Friday, September 11, 2009

...Where Everybody Knew Our Name

Over the past few years, Nicky and I have been frequent patrons of Java Journeys, a unique blend of coffee shop and travel agency located in Owings Mills next to Stevenson's residential campus. As we're occasionly wont to do, we went there this past Thursday to have breakfast before I went off to my 8 a.m. class and Nicky to Johns Hopkins. Sadly, the barrista-on-duty told us that the shop will be closing next week. Not that this is truly surprising in a down economy, but the official explanation from owners Chris and Larry Swerdlin was nonetheless puzzling:

World events, coupled with the economic woes we all read about and experience, have conspired to render our vision of a travel agency operating a friendly coffee bar not sustainable at the present time.

"World events"? Who could possibly have set in motion "world events" of sufficient gravity to force a small coffee shop-travel agency to close? I rather think that the "event" that spelled Java Journeys' doom occurred much closer to home: A Dunkin' Donuts opened in the same strip-mall complex a while back.

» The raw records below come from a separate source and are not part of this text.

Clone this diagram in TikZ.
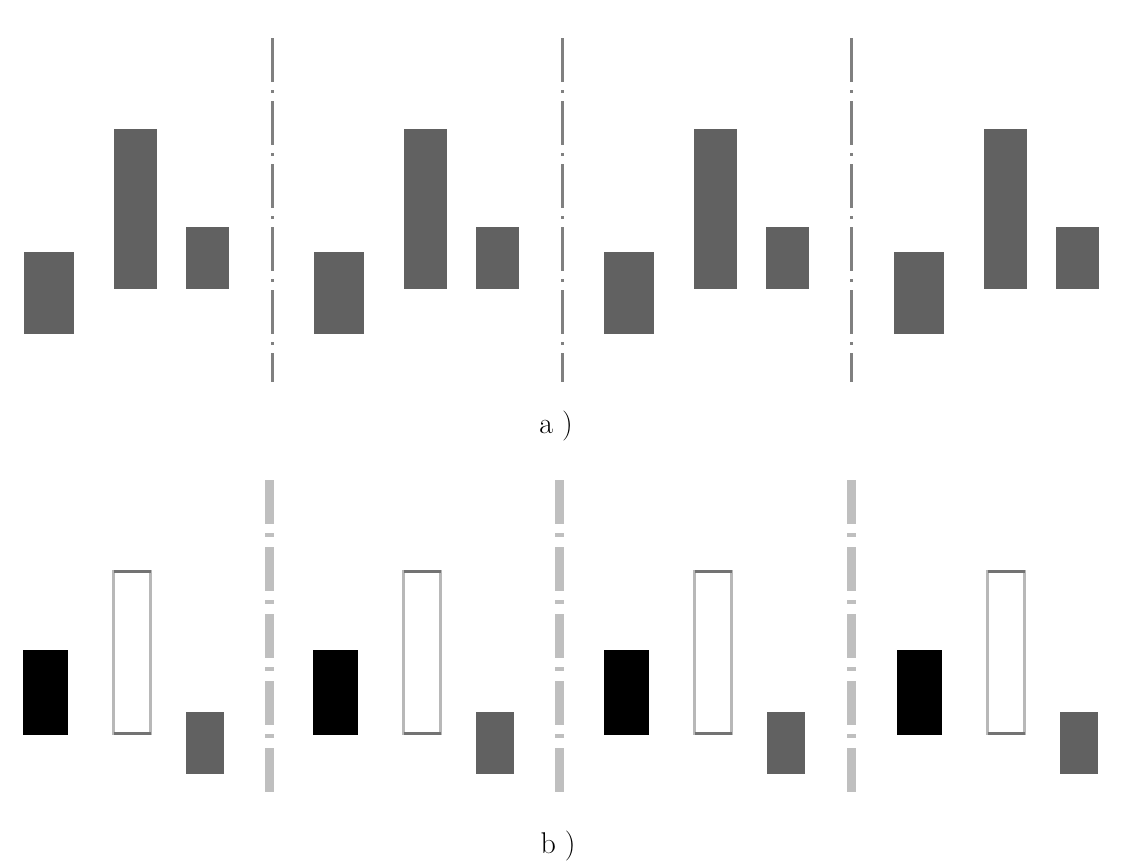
\documentclass[tikz,border=0pt]{standalone}
\begin{document}
\begin{tikzpicture}[x=1pt,y=-1pt,
  graybar/.style={fill=black!62,draw=none,inner sep=0pt,outer sep=0pt,anchor=north west},
  blackbar/.style={fill=black,draw=none,inner sep=0pt,outer sep=0pt,anchor=north west},
  openbar/.style={fill=white,draw=black!28,line width=3.5pt,inner sep=0pt,outer sep=0pt,anchor=north west},
  openedge/.style={draw=black!55,line width=3.5pt},
  axisA/.style={draw=black!50,line width=3pt,dash pattern=on 44pt off 8pt on 3pt off 8pt},
  axisB/.style={draw=black!25,line width=9pt,dash pattern=on 44pt off 9pt on 4pt off 10pt},
  captext/.style={font=\fontsize{30}{36}\selectfont}]
\useasboundingbox (0,0) rectangle (1124,863);
% panel a
\foreach \i/\o in {1/0,2/290,3/580,4/870}{
  \node[graybar,minimum width=50pt,minimum height=82pt] (a\i l) at (24+\o,252) {};
  \node[graybar,minimum width=43pt,minimum height=160pt] (a\i m) at (114+\o,129) {};
  \node[graybar,minimum width=43pt,minimum height=62pt] (a\i r) at (186+\o,227) {};
}
\foreach \i/\x in {1/272,2/562,3/851}{
  \coordinate (at\i) at (\x,38);
  \coordinate (ab\i) at (\x,382);
  \draw[axisA] (at\i) -- (ab\i);
}
\node[captext] (capa) at (556,426) {a\hspace{0.3em})};
% panel b
\foreach \i/\o in {1/0,2/290,3/581,4/874}{
  \node[blackbar,minimum width=45pt,minimum height=85pt] (b\i l) at (23+\o,650) {};
  \node[openbar,minimum width=37pt,minimum height=162pt] (b\i m) at (113.5+\o,571.5) {};
  \draw[openedge] (b\i m.north west) -- (b\i m.north east);
  \draw[openedge] (b\i m.south west) -- (b\i m.south east);
  \node[graybar,minimum width=38pt,minimum height=62pt] (b\i r) at (186+\o,712) {};
}
\foreach \i/\x in {1/269,2/559,3/851}{
  \coordinate (bt\i) at (\x,480);
  \coordinate (bb\i) at (\x,792);
  \draw[axisB] (bt\i) -- (bb\i);
}
\node[captext] (capb) at (558,846) {b\hspace{0.3em})};
\end{tikzpicture}
\end{document}
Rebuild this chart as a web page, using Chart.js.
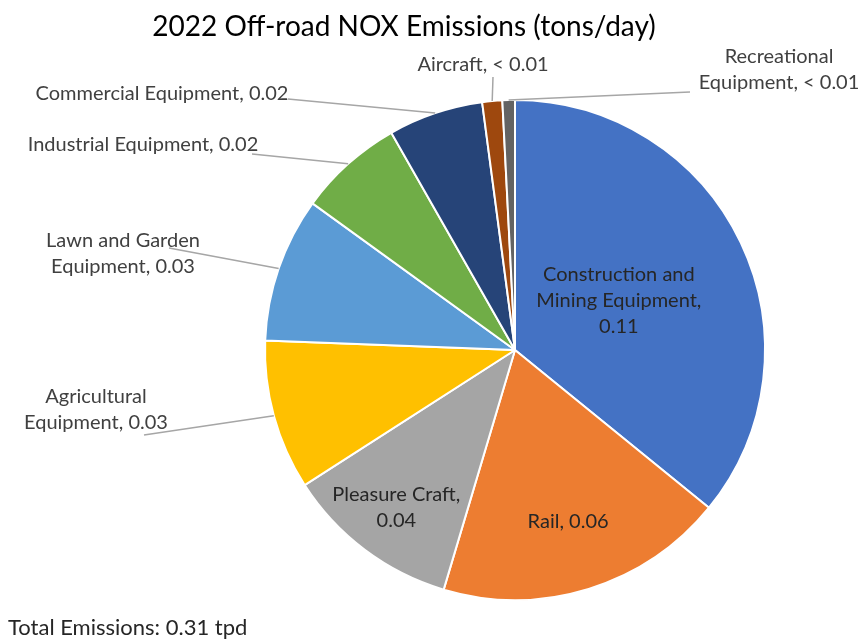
<!DOCTYPE html>
<html>
<head>
<meta charset="utf-8">
<script src="https://cdn.jsdelivr.net/npm/chart.js@4/dist/chart.umd.min.js"></script>
<style>
  html, body { margin: 0; padding: 0; background: #fff; }
  #wrap { width: 864px; height: 639px; }
</style>
</head>
<body>
<div id="wrap"><canvas id="pie" width="864" height="639"></canvas></div>
<script>
"use strict";

// data (tons/day)
var categories = [
    'Construction and Mining Equipment',
    'Rail',
    'Pleasure Craft',
    'Agricultural Equipment',
    'Lawn and Garden Equipment',
    'Industrial Equipment',
    'Commercial Equipment',
    'Aircraft',
    'Recreational Equipment'
];
var emissions = [0.111, 0.058, 0.035, 0.030, 0.029, 0.021, 0.019, 0.004, 0.0025];
var sliceColors = ['#4472C4', '#ED7D31', '#A5A5A5', '#FFC000', '#5B9BD5',
                   '#70AD47', '#264478', '#9E480E', '#636363'];
var chartTitle = '2022 Off-road NOX Emissions (tons/day)';
var totalLabel = 'Total Emissions: ';
var totalUnit = ' tpd';

var FONT = 'Lato, "Open Sans", sans-serif';

// label placement: inside labels sit on the slice's mid angle,
// outside ones get a box centre and a leader line start
var labelLayout = [
    {inside: 0.46, wrap: 190},
    {inside: 0.72, wrap: 220},
    {inside: 0.79, wrap: 150},
    {x: 96, y: 410, wrap: 160, lx: 144, ly: 435},
    {x: 123, y: 254, wrap: 170, lx: 169, ly: 248},
    {x: 143, y: 145, wrap: 400, lx: 252, ly: 154},
    {x: 162, y: 94, wrap: 400, lx: 288, ly: 99},
    {x: 483, y: 65, wrap: 400, lx: 493, ly: 77},
    {x: 779, y: 70, wrap: 185, lx: 690, ly: 92}
];

function fmtValue(v) {
    if (v < 0.01) {
        return '< 0.01';
    }
    return (Math.round(v * 100) / 100).toFixed(2);
}

function wrapText(ctx, text, maxWidth) {
    var words = text.split(' ');
    var lines = [];
    var cur = '';
    for (var i = 0; i < words.length; ++i) {
        var test = cur ? cur + ' ' + words[i] : words[i];
        // keep "<" glued to its number
        if (cur && ctx.measureText(test).width > maxWidth && words[i - 1] !== '<') {
            lines.push(cur);
            cur = words[i];
        } else {
            cur = test;
        }
    }
    if (cur) {
        lines.push(cur);
    }
    return lines;
}

var labelPlugin = {
    id: 'pieLabels',
    afterDraw: function(chart) {
        var ctx = chart.ctx;
        var arcs = chart.getDatasetMeta(0).data;
        var lineH = 26;

        ctx.save();
        ctx.textAlign = 'center';
        ctx.textBaseline = 'middle';

        // title
        ctx.fillStyle = '#000000';
        ctx.font = '28px ' + FONT;
        ctx.fillText(chartTitle, 404, 27);

        ctx.font = '20px ' + FONT;
        for (var i = 0; i < arcs.length; ++i) {
            var arc = arcs[i];
            var lay = labelLayout[i];
            var mid = (arc.startAngle + arc.endAngle) / 2;
            var text = categories[i] + ', ' + fmtValue(emissions[i]);
            var lines = wrapText(ctx, text, lay.wrap);
            var cx, cy;

            if (lay.inside !== undefined) {
                var r = arc.outerRadius * lay.inside;
                cx = arc.x + Math.cos(mid) * r;
                cy = arc.y + Math.sin(mid) * r;
            } else {
                cx = lay.x;
                cy = lay.y;
                ctx.strokeStyle = '#A6A6A6';
                ctx.lineWidth = 1.5;
                ctx.beginPath();
                ctx.moveTo(lay.lx, lay.ly);
                ctx.lineTo(arc.x + Math.cos(mid) * arc.outerRadius,
                           arc.y + Math.sin(mid) * arc.outerRadius);
                ctx.stroke();
            }

            ctx.fillStyle = lay.inside !== undefined ? '#262626' : '#404040';
            var top = cy - (lines.length - 1) * lineH / 2;
            for (var j = 0; j < lines.length; ++j) {
                ctx.fillText(lines[j], cx, top + j * lineH);
            }
        }

        // total at the bottom
        var total = emissions.reduce(function(a, b) { return a + b; }, 0);
        ctx.textAlign = 'left';
        ctx.fillStyle = '#262626';
        ctx.font = '22px ' + FONT;
        ctx.fillText(totalLabel + total.toFixed(2) + totalUnit, 8, 628);
        ctx.restore();
    }
};

new Chart(document.getElementById('pie'), {
    type: 'pie',
    data: {
        labels: categories,
        datasets: [{
            data: emissions,
            backgroundColor: sliceColors,
            borderColor: '#FFFFFF',
            borderWidth: 2
        }]
    },
    options: {
        responsive: false,
        animation: false,
        devicePixelRatio: 1,
        layout: {
            padding: {top: 99, bottom: 38, left: 264, right: 98}
        },
        plugins: {
            legend: {display: false},
            title: {display: false},
            tooltip: {enabled: false}
        }
    },
    plugins: [labelPlugin]
});
</script>
</body>
</html>
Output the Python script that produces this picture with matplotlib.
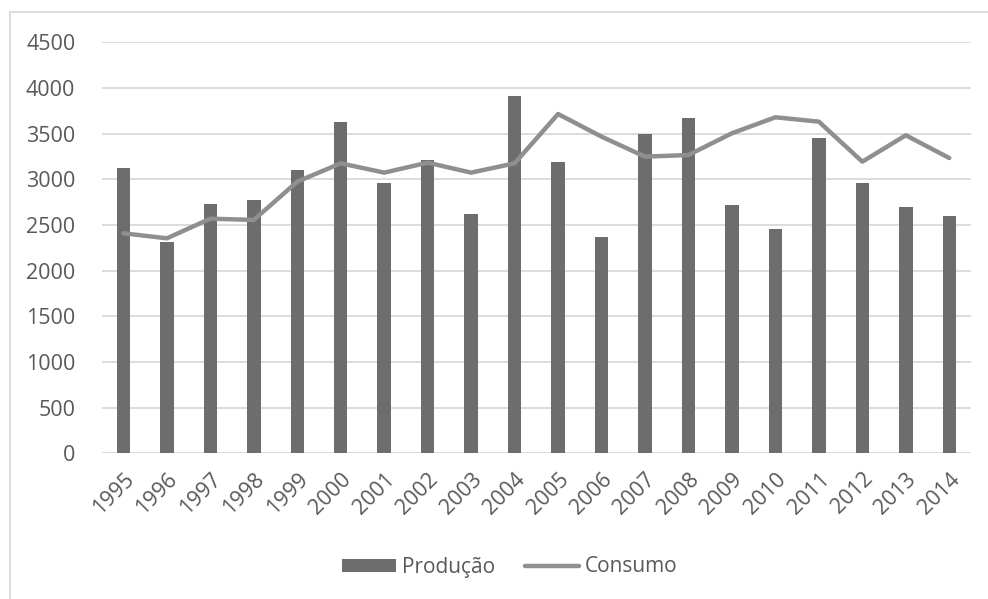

I'm not one of those folks who reflexively assail "greedy mega-chains" and make a fetish of shopping at independently owned stores. Too often, those who pursue such a self-righteous course are also loudly in favor of the taxes, regulations, and other governmental intrusions that make it hard for a small business to find its feet. I split my coffee- and pastry-buying fairly evenly between Java Journeys and Dunkin' Donuts. There's no denying, however, that the people at JJ always made us feel welcome and quickly learned to anticipate our needs. Chains are convenient and generally efficient but don't possess that same sense of "style." When Nicky and I find that rare chain with a unique approach -- Ukrop's Supermarkets, Chick-fil-a, and IKEA being three particularly good examples -- we go out of our way to support it. We do try, however, not to forget the "little guys."


Chuck Munson said...

You may faint dead-away, Chris, that I would agree with you on such a thing, but in the case of the small independent business, I have often thought that they seem to be required to respond to a number of regulations which are a) irrelevant to their business and b) bog them down in paperwork. Worse yet is that it comes at them from all different directions - federal, state and local. The documentation that larger companies have a staff to do often falls down to the beleaguered owner and maybe his or her family to attempt to respond. I would like to believe that most people running small businesses attempt to be responsible and responsive to the needs of their nation, state and locality as well as to their customer base. I personally believe that an overhaul of national and state regulations that affect small businesses, especially those that appear to cause the greatest amount of adversity, would be appropriate to attempt to mitigate impact on businesses under a certain size, either in terms of cash flow or number of employees. What regulations are absolutely the most essential ones to be in place for what that small business does and its impact on society and the environment. Same with the tax code. Simply a matter of determining what is appropriate for small businesses while following the intent of rule and regulation. Make sense?

In the meantime, I am sorry to hear of the loss of one of your happy haunts. I too have seen many businesses that I really enjoyed for either the people or what was offered close up shop for one reason or another. Always disappointing.

Chris Barat said...


You make perfect sense to me. The Civil Rights Act of '64 would be an example, I think, where the rights of all individuals in the community to fair treatment and service would outweigh the desire of the small business owner not to serve certain types of people. But plenty other, and less palatable, regulations have "piled on" in the intervening years, and some sorting-out seems to be in order.

Nicky and I stopped by JJ last Sunday and picked up four pounds of coffee beans for old time's sake. I may go one more time myself before the place shuts down.